TORONTO — A large contingent of family and friends braved the rain to watch local rower Carling Zeeman dominate the competition.
Zeeman won the women's single sculls race at the Pan American Games on Tuesday, finishing more than seven seconds ahead of her closest competitor.
"It's kind of a special moment for me," she said. "And it really touches me that everyone is coming out to watch. It is a rainy day but it's certainly not dampening any spirits at the finish line. The momentum they have going down there is just, it's unbelievable. I love it. It just adds to the fun of racing."
That win set the stage for another huge day for Canadian rowers at the Royal Henley course in St. Catharines, Ont. Canada won three rowing gold medals to increase its total to seven — five golds and two bronze — with one more day of racing to go.

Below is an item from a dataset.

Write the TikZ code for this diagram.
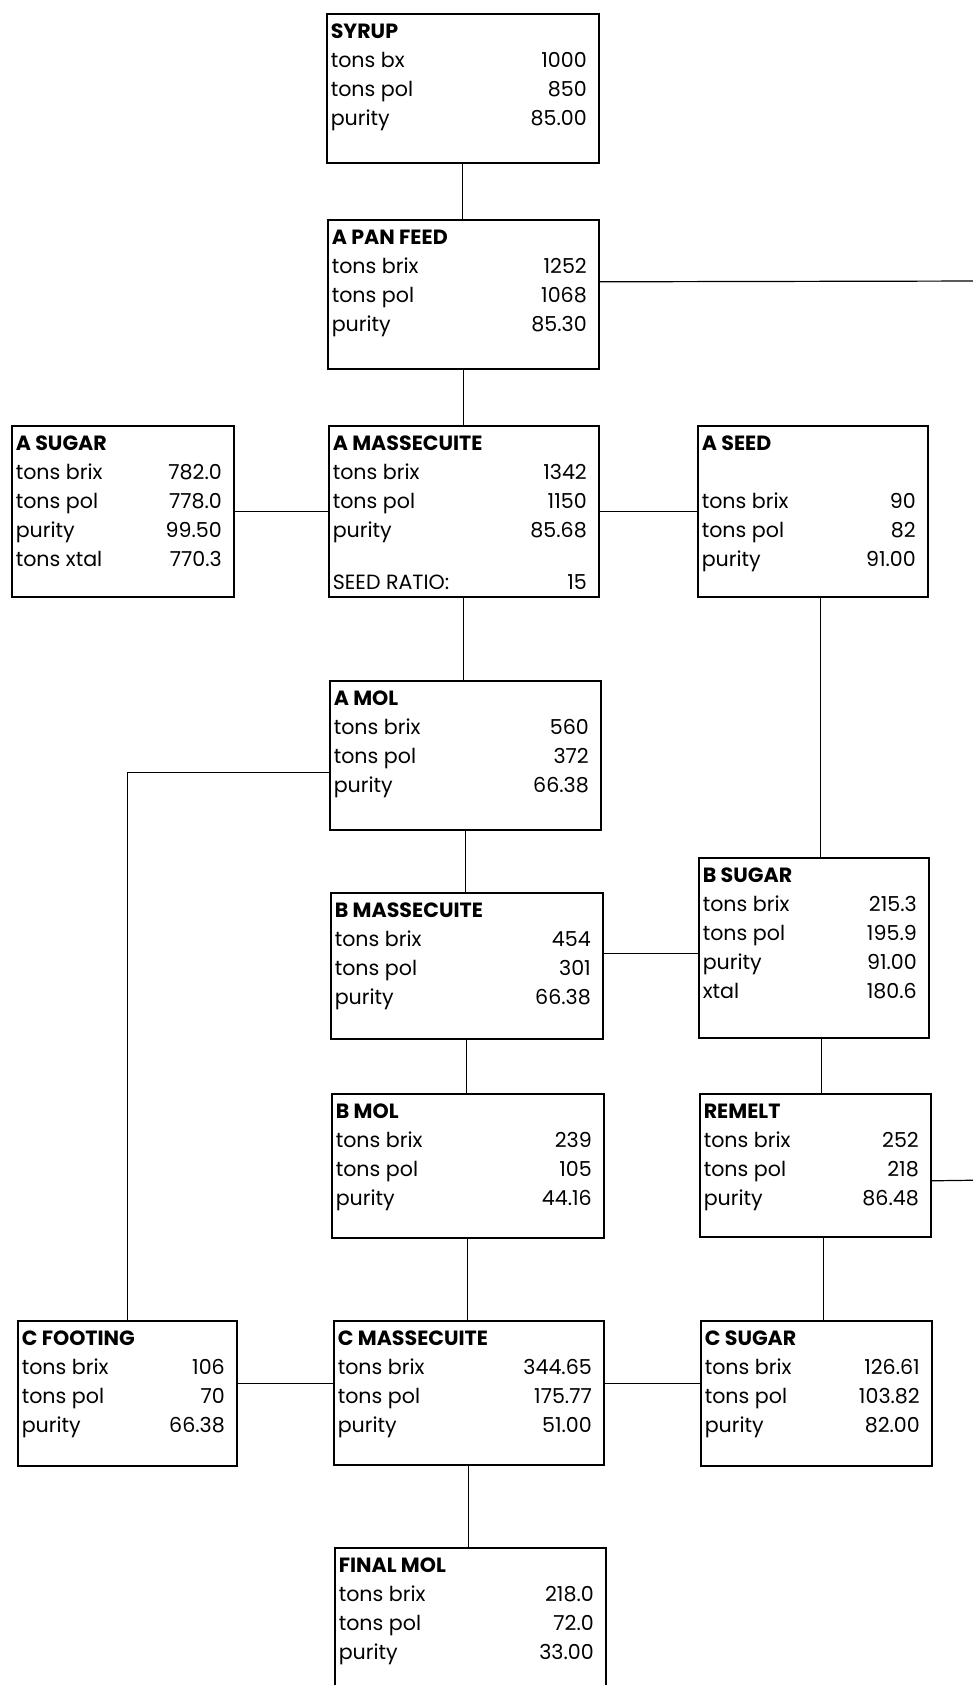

It was also another multi-medal day for Canada's paddlers competing a few kilometres down the highway at the Welland Flatwater Centre.
The host country's canoeists and kayakers won five medals Tuesday, including two gold, giving them 10 overall in sprint events.
Zeeman, from nearby Cambridge, Ont., kicked things off for the rowers, winning the women's sculls in seven minutes 30.86 seconds, easily outdistancing Katherine McFetridge of the United States.
"It was my plan to go out hard and stay out in front," she said.
That victory was followed with a gold medal in the women's lightweight double sculls by Victoria's Liz Fenje and Katherine Sauks of Owen Sound, Ont.
Fenje and Sauks won with a time of 6:57.23. The held off a late charge from the Cubans, who took silver in 7:00.36.
"We actually didn't have the greatest first couple of strokes in our race, but suddenly we just locked into it and felt ourselves pulling away," said Sauks.
Canada finished the day of racing by winning the men's quad sculls.
Matthew Buie of Duntroon, Ont., Julien Bahain of Sherbrooke, Que., Will Dean of Kelowna, B.C. and Rob Gibson of Kingston, Ont., also led the race and won with a time of 5:42.22 seconds.
"Going out right off the start we wanted to get a solid lead because we knew once we came down here (the midway at Henley Island) it could get pretty rough and it's really hard to come back from behind in this rough water," Buie said.
In Welland, Mark de Jonge of Halifax and Laurence Vincent Lapointe of Trois-Rivieres, Que., led the medal rush with golds.
De Jonge captured gold in the K-1 200 metres, and has his sights set on the top of the medal podium at next year's Rio Olympics.
"We were training pretty hard last week and didn't have that taper going into this as much as we would for worlds," de Jonge said. "But you just have to deal with it, the long-term goal is qualifying for the Olympics, and ultimately win a gold medal at the Olympics."
Vincent Lapointe dominated the women's C-1 200 in the event's Pan Am Games debut, roaring to gold by a margin of more than two seconds.
"I was tired at the end, but I said to myself, 'This is the Pan Am (Games), I can't give up," she said. "I gave my all for Canada."
De Jonge and Pierre-Luc Poulin of Lac-Beauport, Que., also earned a bronze in the men's K-2 200 metres, earning a tie with Brazil.
Jason McCoombs of Dartmouth, N.S., added a silver in the C-1 200 metres, while Michelle Russell of Fall River, N.S., won silver in the women's K-1 200.
Elsewhere, Halifax gymnast Ellie Black won her third medal of the Games, taking bronze in the women's vault.
Black won the gold medal in the women's all-around competition on Monday and helped Canada win silver in team competition on Sunday.
"The team did really well here and that's definitely going to help us, moving forward to the world championships," she said.
In badminton, Canada earned two bronze in women's doubles competition. And Christopher Von Martels claimed bronze in individual dressage.